Many American legal scholars endorsed the “Teutonic-germ theory,” which traced the English common law and its subsequent development in the United States to the Germanic tribes that conquered England. They asserted the German origins of specific institutions, including the jury trial, the English parliament, and American legislatures, and of national racial characteristics such as personal freedom, self-reliance, and self-government. A few of these scholars claimed that people who did not descend from Germanic tribes could not assimilate into the United States and should not be allowed to immigrate. But most did not, and James B. Thayer explicitly supported equal rights for native Americans.
The Americans generally treated the evolution of “Teutonic germs” over time as a progressive development. Like the Hegelian synthesis of accusatorial and inquisitorial procedure Kessler observes in Ortolan and Helie, some Americans viewed legal progress as leading toward a perfection which would terminate the historical process. But most viewed history as a process of continuous change that would never end. Many also stressed the contingency of history, citing major developments that could have turned out differently, such as the decline of equity in English secular courts and the establishment of judicial review in the United States.
Just as Ortolan believed that progress in the evolution of criminal procedure was not linear, many Americans referred to legal progress in their specialized fields as “undulatory,” marked by “vicissitudes,” and often receding before ultimately prevailing. They often asserted that the Norman Conquest produced a major “break” in the progress from Teutonic germs to contemporary Anglo-American law by introducing feudalism to England. And just as Ortolan believed that France had progressed further than England by overcoming the “vestiges of the Middle Ages and feudalism” in its criminal law and by refining accusatorial procedures to promote modern goals of rationalism and equality, Americans observed more broadly that law in the United States had advanced beyond its English origins by promoting individualism, equality, and democracy. These observations also reflect Kessler’s point about the link between law and broader political views. Just as French scholars associated accusatorialism with liberty and inquisitorialism with authoritarianism, American scholars portrayed the First Amendment as the constitutional embodiment of the commitment to popular sovereignty won through victory in the Revolutionary War. Yet many American scholars questioned whether history is ultimately progressive at all. For example, Melville B. Bigelow lamented that the decline during the Anglo-Norman period of the prerogative of English kings to issue new writs produced “the endless train of subtleties reaching down to the present day, which have so often resulted in the perversion of justice.”
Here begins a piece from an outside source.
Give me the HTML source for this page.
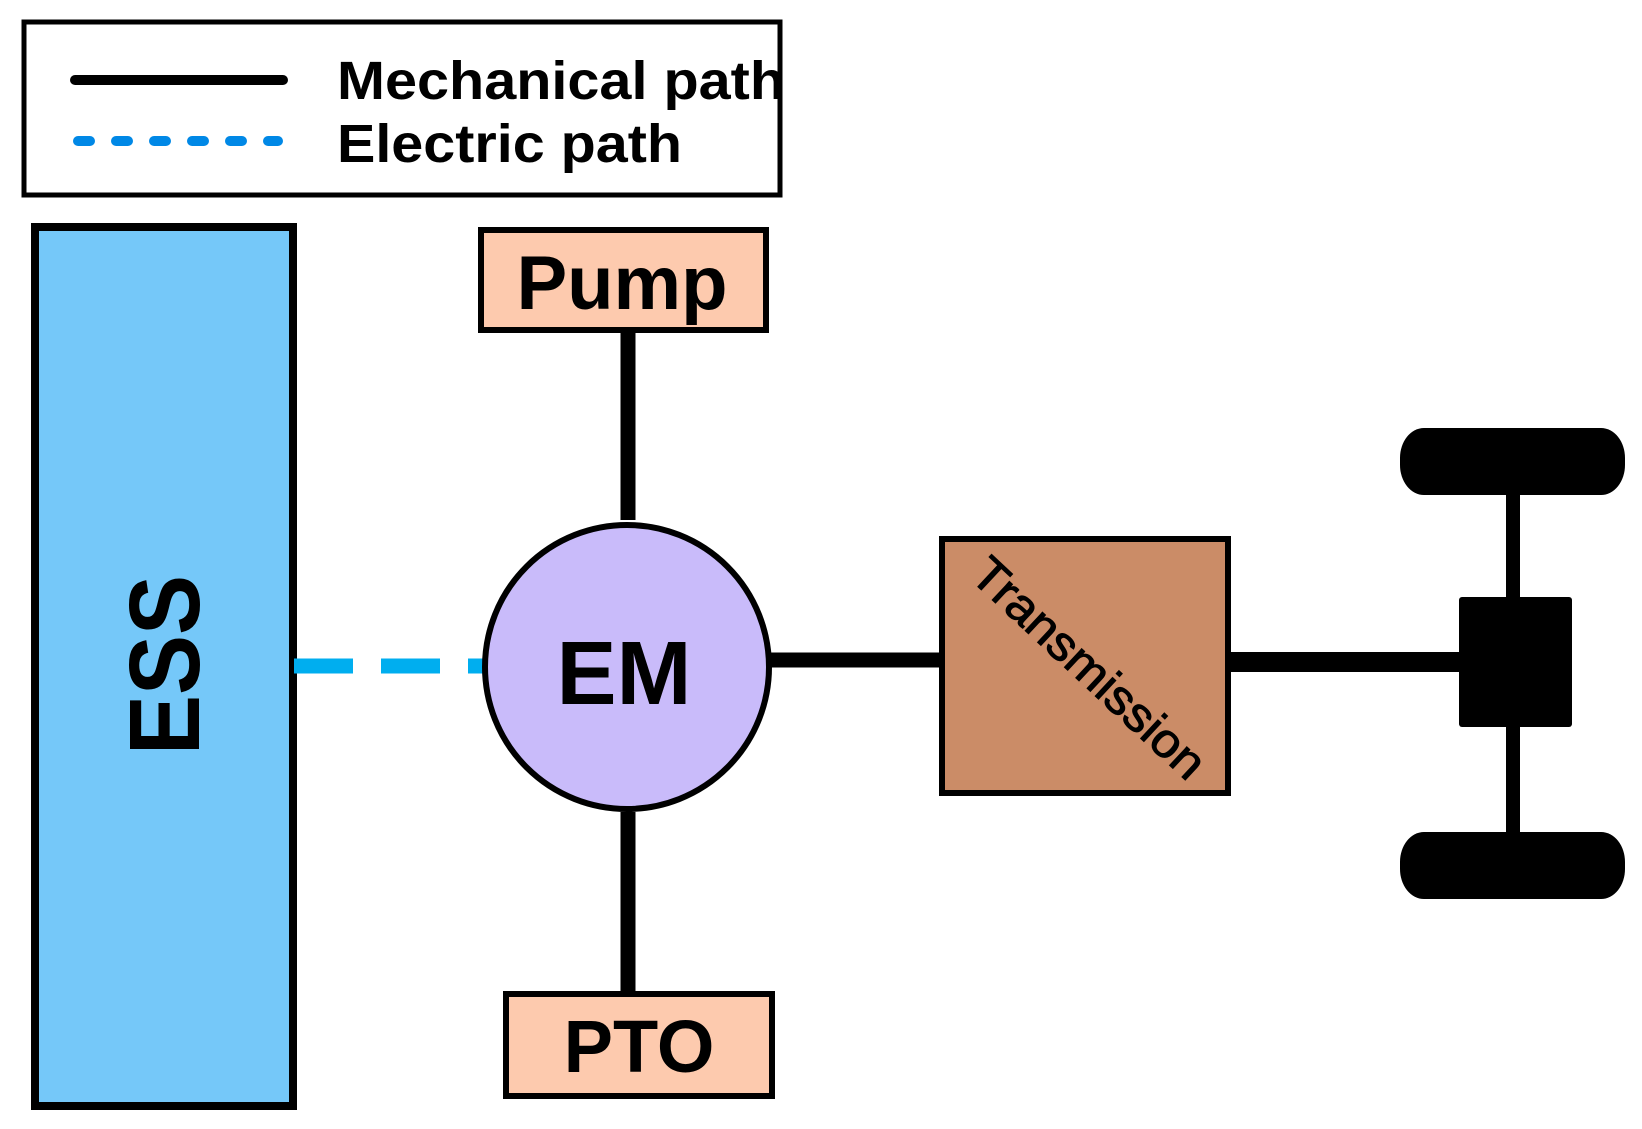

American scholars often maintained that evolving custom is the source of law. Reflecting the debate between Savigny and Jhering in Germany, some viewed evolution as a gradual, even unconscious, process, while others viewed it as a struggle between competing forces. Many asserted that custom generally evolves more rapidly than law. They stressed that some existing law, which served the customs under which it arose, could not be adapted to evolved customs and had become dysfunctional. By identifying dysfunctional law that should be reformed, these scholars viewed their historical research as a service to judges and legislators. They generally believed that judges are more effective than legislators in detecting and responding to evolving custom, but they preferred legislation to adjudication in periods of rapid social change.
Kessler describes Ortolon’s embrace of historicism as a rejection of the exegetical school in France. The nineteenth-century American scholars themselves proclaimed that their historical study of law initiated a distinctive jurisprudential school of inductive science, which they compared favorably to prior schools of natural law and analytic jurisprudence. The American historical school investigated and debated many subjects, from narrow topics within technical areas of law to broad questions about the history of common law, such as the relative weight of Anglo-Saxon and Norman influences and the extent to which the English common law developed distinctively after the Norman conquest. Kessler’s article understandably focuses on the accusatorial/inquisitorial divide, but I’m curious about the range of issues to which French scholars applied their historical method. Because members of the American historical school interacted extensively with each other and with their counterparts in Germany and England (though not in France), I’m also curious about possible interactions of the French scholars with each other and with colleagues abroad.